Retype each line exactly. Skip images.

########

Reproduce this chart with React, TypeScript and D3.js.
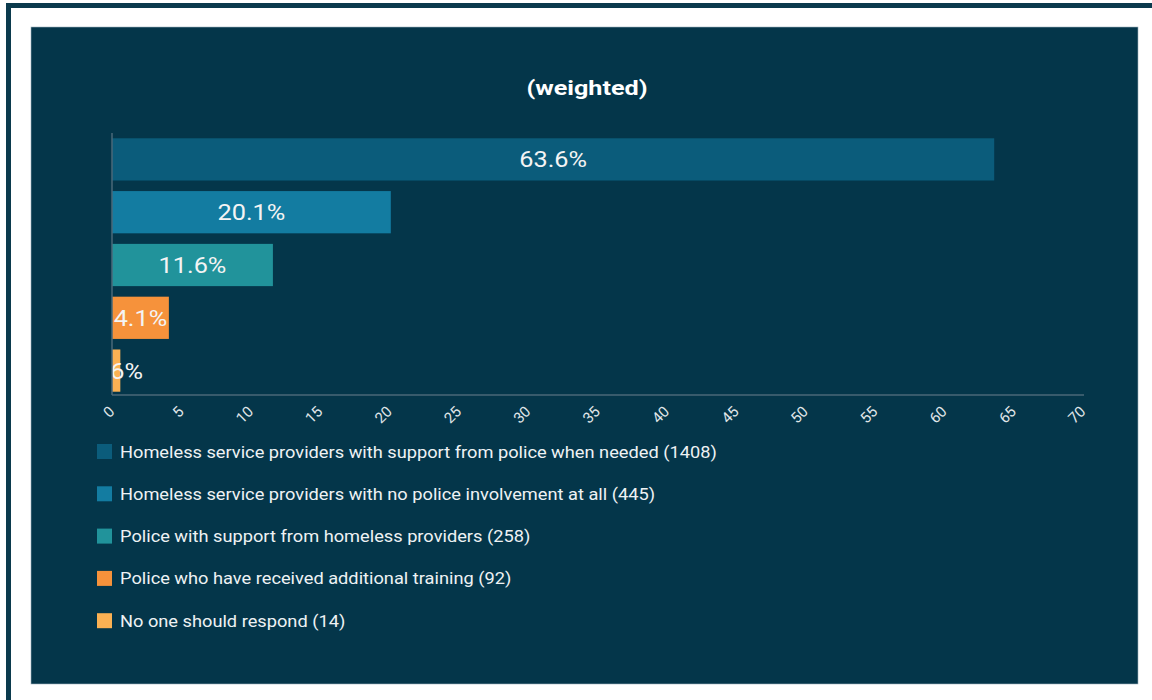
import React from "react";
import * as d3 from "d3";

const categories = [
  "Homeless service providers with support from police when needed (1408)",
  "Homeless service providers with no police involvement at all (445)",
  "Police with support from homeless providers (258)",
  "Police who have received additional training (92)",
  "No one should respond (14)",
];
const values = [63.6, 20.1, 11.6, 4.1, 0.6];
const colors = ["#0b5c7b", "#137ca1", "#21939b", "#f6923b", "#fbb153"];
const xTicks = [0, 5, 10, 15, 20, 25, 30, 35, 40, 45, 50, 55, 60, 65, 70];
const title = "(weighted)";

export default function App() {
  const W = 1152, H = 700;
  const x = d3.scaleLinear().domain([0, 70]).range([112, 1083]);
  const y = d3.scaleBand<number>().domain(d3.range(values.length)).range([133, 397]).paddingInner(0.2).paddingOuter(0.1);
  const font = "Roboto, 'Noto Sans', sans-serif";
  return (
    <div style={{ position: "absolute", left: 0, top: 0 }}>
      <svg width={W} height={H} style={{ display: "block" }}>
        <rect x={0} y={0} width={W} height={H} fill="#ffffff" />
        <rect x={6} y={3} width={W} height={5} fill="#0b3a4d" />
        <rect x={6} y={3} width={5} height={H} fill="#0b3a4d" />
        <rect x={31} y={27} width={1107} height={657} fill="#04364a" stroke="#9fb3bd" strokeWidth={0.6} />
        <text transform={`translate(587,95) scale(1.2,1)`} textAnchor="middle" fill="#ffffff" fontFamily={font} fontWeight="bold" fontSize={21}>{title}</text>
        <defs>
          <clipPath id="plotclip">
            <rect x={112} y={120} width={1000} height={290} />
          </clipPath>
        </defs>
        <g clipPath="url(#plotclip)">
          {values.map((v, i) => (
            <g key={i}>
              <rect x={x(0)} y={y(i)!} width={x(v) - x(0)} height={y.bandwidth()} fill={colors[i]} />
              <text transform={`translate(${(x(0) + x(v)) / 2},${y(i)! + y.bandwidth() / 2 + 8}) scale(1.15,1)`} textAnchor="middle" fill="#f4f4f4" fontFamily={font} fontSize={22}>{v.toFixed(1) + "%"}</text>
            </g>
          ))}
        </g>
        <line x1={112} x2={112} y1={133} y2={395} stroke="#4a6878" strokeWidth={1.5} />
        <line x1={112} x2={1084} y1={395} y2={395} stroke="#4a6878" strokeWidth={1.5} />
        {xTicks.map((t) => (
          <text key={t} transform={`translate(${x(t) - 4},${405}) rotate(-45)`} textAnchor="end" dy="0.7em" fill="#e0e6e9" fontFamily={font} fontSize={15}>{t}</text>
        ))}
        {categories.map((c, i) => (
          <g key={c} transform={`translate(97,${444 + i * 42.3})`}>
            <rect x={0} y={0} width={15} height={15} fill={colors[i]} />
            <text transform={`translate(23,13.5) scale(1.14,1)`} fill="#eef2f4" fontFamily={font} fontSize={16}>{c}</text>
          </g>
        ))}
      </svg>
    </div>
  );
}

########

• **Result of this exercise**
Reproduce this chart with React, TypeScript and D3.js.
import React from "react";
import * as d3 from "d3";

const categories = [
  "Homeless service providers with support from police when needed (1408)",
  "Homeless service providers with no police involvement at all (445)",
  "Police with support from homeless providers (258)",
  "Police who have received additional training (92)",
  "No one should respond (14)",
];
const values = [63.6, 20.1, 11.6, 4.1, 0.6];
const colors = ["#0b5c7b", "#137ca1", "#21939b", "#f6923b", "#fbb153"];
const xTicks = [0, 5, 10, 15, 20, 25, 30, 35, 40, 45, 50, 55, 60, 65, 70];
const title = "(weighted)";

export default function App() {
  const W = 1152, H = 700;
  const x = d3.scaleLinear().domain([0, 70]).range([112, 1083]);
  const y = d3.scaleBand<number>().domain(d3.range(values.length)).range([133, 397]).paddingInner(0.2).paddingOuter(0.1);
  const font = "Roboto, 'Noto Sans', sans-serif";
  return (
    <div style={{ position: "absolute", left: 0, top: 0 }}>
      <svg width={W} height={H} style={{ display: "block" }}>
        <rect x={0} y={0} width={W} height={H} fill="#ffffff" />
        <rect x={6} y={3} width={W} height={5} fill="#0b3a4d" />
        <rect x={6} y={3} width={5} height={H} fill="#0b3a4d" />
        <rect x={31} y={27} width={1107} height={657} fill="#04364a" stroke="#9fb3bd" strokeWidth={0.6} />
        <text transform={`translate(587,95) scale(1.2,1)`} textAnchor="middle" fill="#ffffff" fontFamily={font} fontWeight="bold" fontSize={21}>{title}</text>
        <defs>
          <clipPath id="plotclip">
            <rect x={112} y={120} width={1000} height={290} />
          </clipPath>
        </defs>
        <g clipPath="url(#plotclip)">
          {values.map((v, i) => (
            <g key={i}>
              <rect x={x(0)} y={y(i)!} width={x(v) - x(0)} height={y.bandwidth()} fill={colors[i]} />
              <text transform={`translate(${(x(0) + x(v)) / 2},${y(i)! + y.bandwidth() / 2 + 8}) scale(1.15,1)`} textAnchor="middle" fill="#f4f4f4" fontFamily={font} fontSize={22}>{v.toFixed(1) + "%"}</text>
            </g>
          ))}
        </g>
        <line x1={112} x2={112} y1={133} y2={395} stroke="#4a6878" strokeWidth={1.5} />
        <line x1={112} x2={1084} y1={395} y2={395} stroke="#4a6878" strokeWidth={1.5} />
        {xTicks.map((t) => (
          <text key={t} transform={`translate(${x(t) - 4},${405}) rotate(-45)`} textAnchor="end" dy="0.7em" fill="#e0e6e9" fontFamily={font} fontSize={15}>{t}</text>
        ))}
        {categories.map((c, i) => (
          <g key={c} transform={`translate(97,${444 + i * 42.3})`}>
            <rect x={0} y={0} width={15} height={15} fill={colors[i]} />
            <text transform={`translate(23,13.5) scale(1.14,1)`} fill="#eef2f4" fontFamily={font} fontSize={16}>{c}</text>
          </g>
        ))}
      </svg>
    </div>
  );
}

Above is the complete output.